Winard's first major gig was with Dexter Gordon in 1982, and shortly thereafter with Johnny Griffin. It wasn't long before Winard's drumming skills captured the attention of Betty Carter. He spent four years working with Ms. Carter's band, inevitably honing his jazz-as-entertainment sense of showmanship. During the years that Winard worked as a sideman to some of the greatest living jazz artists, he also laid down the foundation of what would eventually become The Harper Brothers band. He and his brother Philip would play whatever pick-up gigs they could find in their new home town of Washington. DC. What evolved was the band that would blaze a brilliant trail both on the charts and on the international touring circuit.

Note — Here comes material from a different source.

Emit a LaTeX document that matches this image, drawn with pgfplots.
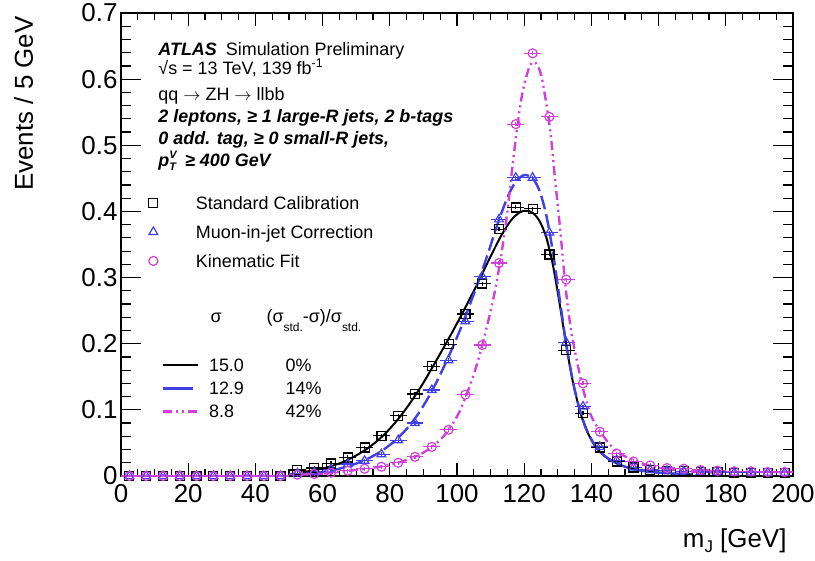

Man for man, The Harper Brothers Quintet, a group formed four years ago by drummer Winard Harper. 27... introduced Tuesday evening at Catalina's, is the most brilliant new jazz group of the new decade, "declared Leonard Feather in his review of the band's performance in Los Angeles in April of 1990. And so they were. Remembrance, the band's second album, recorded live at New York City's legendary Village Vanguard, went to #1 on Billboard's jazz chart in 1991. And it stayed at #1 for two months. "On Artistry, an inviting follow-up to the superb Remembrance, the group again delivers memorable compositions, solid swinging and tasteful solos," wrote Jazz Times. "The band is tight...musicians who listen and breathe as one."
Winard has opened new doors with a new level of jazz music with spiritual sounds of African Drums. Even though he is dedicated to the Jazz idiom, Winard Harper has a flavor of reaching everybody young and old. Winard is now on his way to another release with Savant Records. His last recording made #2 on the Gavin Radio Charts.
Constantly in reverence of his predecessors while remaining innovative in his own right, Winard is one of the most celebrated drummers in jazz. He is a virtuoso on the cymbals, as pleasing and entertaining to watch as he is to hear. "As tasteful a drummer as one could ask for," according to Jeff Kaliss of JazzTimes.